## start

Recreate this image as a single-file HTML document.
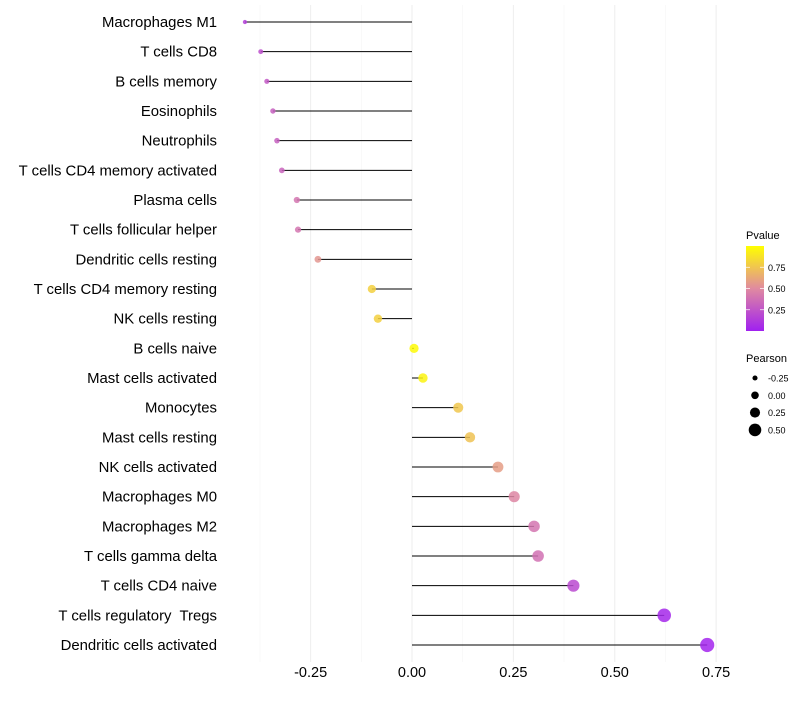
<!DOCTYPE html>
<html><head><meta charset="utf-8"><style>
body{margin:0;background:#fff;font-family:"Liberation Sans",sans-serif}
text{white-space:pre}
</style></head><body>
<svg id="c" width="800" height="700" xmlns="http://www.w3.org/2000/svg"></svg>
<script>
const categories=["Macrophages M1","T cells CD8","B cells memory","Eosinophils","Neutrophils","T cells CD4 memory activated","Plasma cells","T cells follicular helper","Dendritic cells resting","T cells CD4 memory resting","NK cells resting","B cells naive","Mast cells activated","Monocytes","Mast cells resting","NK cells activated","Macrophages M0","Macrophages M2","T cells gamma delta","T cells CD4 naive","T cells regulatory  Tregs","Dendritic cells activated"];
const pearson=[-0.412,-0.373,-0.358,-0.343,-0.333,-0.321,-0.284,-0.281,-0.232,-0.099,-0.084,0.005,0.027,0.114,0.143,0.212,0.252,0.301,0.311,0.398,0.622,0.728];
const pvalues=[0.15,0.22,0.27,0.3,0.3,0.32,0.4,0.4,0.55,0.8,0.8,0.98,0.95,0.76,0.74,0.58,0.48,0.4,0.38,0.2,0.04,0.02];
const xTicks=[-0.25,0,0.25,0.5,0.75];
const xTickLabels=["-0.25","0.00","0.25","0.50","0.75"];
const xMinor=[-0.375,-0.125,0.125,0.375,0.625];
const legendP=[0.25,0.5,0.75];
const legendPLabels=["0.25","0.50","0.75"];
const legendS=[-0.25,0,0.25,0.5];
const legendSLabels=["-0.25","0.00","0.25","0.50"];

const svg=document.getElementById('c');
const NS="http://www.w3.org/2000/svg";
const x=v=>412+v*405.5;
const y=i=>22+i*(623/21);
const rad=v=>Math.sqrt(Math.max(2.5,21+40*v));
function col(p){
  const stops=[[0,[160,32,240]],[0.5,[224,138,160]],[1,[255,255,0]]];
  let a=stops[0],b=stops[1];if(p>0.5){a=stops[1];b=stops[2];}
  const t=(p-a[0])/(b[0]-a[0]);
  const c=a[1].map((v,k)=>Math.round(v+(b[1][k]-v)*t));
  return `rgb(${c[0]},${c[1]},${c[2]})`;
}
function mk(tag,attrs,parent){const e=document.createElementNS(NS,tag);for(const k in attrs)e.setAttribute(k,attrs[k]);(parent||svg).appendChild(e);return e;}

xMinor.forEach(v=>{
  const l=mk('line',{x1:x(v),x2:x(v),y1:5,y2:662,stroke:'#f5f5f5','stroke-width':0.6});
  
  
});
xTicks.forEach((v,i)=>{
  const l=mk('line',{x1:x(v),x2:x(v),y1:5,y2:662,stroke:'#eeeeee','stroke-width':1});
  
  
  const t=mk('text',{x:x(v),y:677,'text-anchor':'middle','font-size':14.5,fill:'#000'});
  t.textContent=xTickLabels[i];
  
  
});
categories.forEach((c,i)=>{
  const yy=y(i);
  const t=mk('text',{x:217,y:yy+5,'text-anchor':'end','font-size':14.9,fill:'#000'});
  t.textContent=c;
  
  
  const ln=mk('line',{x1:x(0),x2:x(pearson[i]),y1:yy,y2:yy,stroke:'#000','stroke-width':1});
  
  
  const p=mk('circle',{cx:x(pearson[i]),cy:yy,r:rad(pearson[i]),fill:col(pvalues[i]),'fill-opacity':0.85});
  
  
});
const lt=mk('text',{x:746,y:239,'font-size':11,fill:'#000'});lt.textContent='Pvalue';


const defs=mk('defs',{});
const g=mk('linearGradient',{id:'pg',x1:0,y1:1,x2:0,y2:0},defs);
[0,0.25,0.5,0.75,1].forEach(s=>mk('stop',{offset:s,'stop-color':col(s)},g));
const bar=mk('rect',{x:746,y:246,width:18,height:85,fill:'url(#pg)'});


const py=p=>331-p*85;
legendP.forEach((p,i)=>{
  mk('line',{x1:746,x2:750,y1:py(p),y2:py(p),stroke:'#fff','stroke-width':0.7});
  mk('line',{x1:760,x2:764,y1:py(p),y2:py(p),stroke:'#fff','stroke-width':0.7});
  const t=mk('text',{x:768,y:py(p)+3.5,'font-size':9,fill:'#000'});t.textContent=legendPLabels[i];
  
  
});
const st=mk('text',{x:746,y:362,'font-size':11,fill:'#000'});st.textContent='Pearson';


legendS.forEach((v,i)=>{
  const yy=378+i*17.3;
  const c=mk('circle',{cx:755,cy:yy,r:3.8+v*5,fill:'#000'});
  
  
  const t=mk('text',{x:768,y:yy+3.5,'font-size':9,fill:'#000'});t.textContent=legendSLabels[i];
  
  
});
</script>
</body></html>
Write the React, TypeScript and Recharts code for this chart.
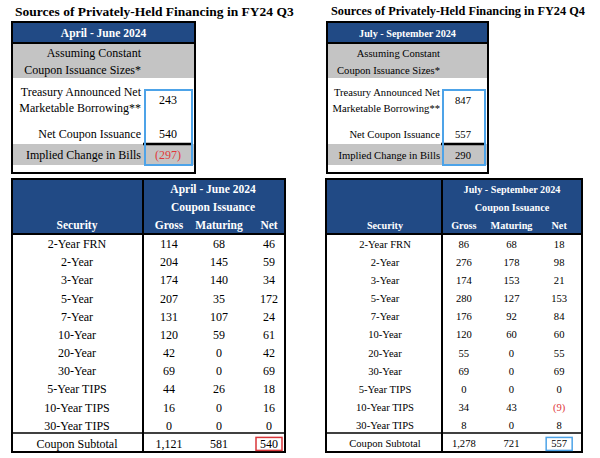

## end

● Task brief:
Quote the material word for word, dropping any images it holds.

● Solution to the problem:
Recreate this image as a single-file HTML document.
<!DOCTYPE html>
<html><head><meta charset="utf-8"><style>
body{margin:0;background:#fff;font-family:"Liberation Sans",sans-serif}
text{white-space:pre}
</style></head><body>
<svg id="c" width="800" height="700" xmlns="http://www.w3.org/2000/svg"></svg>
<script>
const categories=["Macrophages M1","T cells CD8","B cells memory","Eosinophils","Neutrophils","T cells CD4 memory activated","Plasma cells","T cells follicular helper","Dendritic cells resting","T cells CD4 memory resting","NK cells resting","B cells naive","Mast cells activated","Monocytes","Mast cells resting","NK cells activated","Macrophages M0","Macrophages M2","T cells gamma delta","T cells CD4 naive","T cells regulatory  Tregs","Dendritic cells activated"];
const pearson=[-0.412,-0.373,-0.358,-0.343,-0.333,-0.321,-0.284,-0.281,-0.232,-0.099,-0.084,0.005,0.027,0.114,0.143,0.212,0.252,0.301,0.311,0.398,0.622,0.728];
const pvalues=[0.15,0.22,0.27,0.3,0.3,0.32,0.4,0.4,0.55,0.8,0.8,0.98,0.95,0.76,0.74,0.58,0.48,0.4,0.38,0.2,0.04,0.02];
const xTicks=[-0.25,0,0.25,0.5,0.75];
const xTickLabels=["-0.25","0.00","0.25","0.50","0.75"];
const xMinor=[-0.375,-0.125,0.125,0.375,0.625];
const legendP=[0.25,0.5,0.75];
const legendPLabels=["0.25","0.50","0.75"];
const legendS=[-0.25,0,0.25,0.5];
const legendSLabels=["-0.25","0.00","0.25","0.50"];

const svg=document.getElementById('c');
const NS="http://www.w3.org/2000/svg";
const x=v=>412+v*405.5;
const y=i=>22+i*(623/21);
const rad=v=>Math.sqrt(Math.max(2.5,21+40*v));
function col(p){
  const stops=[[0,[160,32,240]],[0.5,[224,138,160]],[1,[255,255,0]]];
  let a=stops[0],b=stops[1];if(p>0.5){a=stops[1];b=stops[2];}
  const t=(p-a[0])/(b[0]-a[0]);
  const c=a[1].map((v,k)=>Math.round(v+(b[1][k]-v)*t));
  return `rgb(${c[0]},${c[1]},${c[2]})`;
}
function mk(tag,attrs,parent){const e=document.createElementNS(NS,tag);for(const k in attrs)e.setAttribute(k,attrs[k]);(parent||svg).appendChild(e);return e;}

xMinor.forEach(v=>{
  const l=mk('line',{x1:x(v),x2:x(v),y1:5,y2:662,stroke:'#f5f5f5','stroke-width':0.6});
  
  
});
xTicks.forEach((v,i)=>{
  const l=mk('line',{x1:x(v),x2:x(v),y1:5,y2:662,stroke:'#eeeeee','stroke-width':1});
  
  
  const t=mk('text',{x:x(v),y:677,'text-anchor':'middle','font-size':14.5,fill:'#000'});
  t.textContent=xTickLabels[i];
  
  
});
categories.forEach((c,i)=>{
  const yy=y(i);
  const t=mk('text',{x:217,y:yy+5,'text-anchor':'end','font-size':14.9,fill:'#000'});
  t.textContent=c;
  
  
  const ln=mk('line',{x1:x(0),x2:x(pearson[i]),y1:yy,y2:yy,stroke:'#000','stroke-width':1});
  
  
  const p=mk('circle',{cx:x(pearson[i]),cy:yy,r:rad(pearson[i]),fill:col(pvalues[i]),'fill-opacity':0.85});
  
  
});
const lt=mk('text',{x:746,y:239,'font-size':11,fill:'#000'});lt.textContent='Pvalue';


const defs=mk('defs',{});
const g=mk('linearGradient',{id:'pg',x1:0,y1:1,x2:0,y2:0},defs);
[0,0.25,0.5,0.75,1].forEach(s=>mk('stop',{offset:s,'stop-color':col(s)},g));
const bar=mk('rect',{x:746,y:246,width:18,height:85,fill:'url(#pg)'});


const py=p=>331-p*85;
legendP.forEach((p,i)=>{
  mk('line',{x1:746,x2:750,y1:py(p),y2:py(p),stroke:'#fff','stroke-width':0.7});
  mk('line',{x1:760,x2:764,y1:py(p),y2:py(p),stroke:'#fff','stroke-width':0.7});
  const t=mk('text',{x:768,y:py(p)+3.5,'font-size':9,fill:'#000'});t.textContent=legendPLabels[i];
  
  
});
const st=mk('text',{x:746,y:362,'font-size':11,fill:'#000'});st.textContent='Pearson';


legendS.forEach((v,i)=>{
  const yy=378+i*17.3;
  const c=mk('circle',{cx:755,cy:yy,r:3.8+v*5,fill:'#000'});
  
  
  const t=mk('text',{x:768,y:yy+3.5,'font-size':9,fill:'#000'});t.textContent=legendSLabels[i];
  
  
});
</script>
</body></html>
Write the React, TypeScript and Recharts code for this chart.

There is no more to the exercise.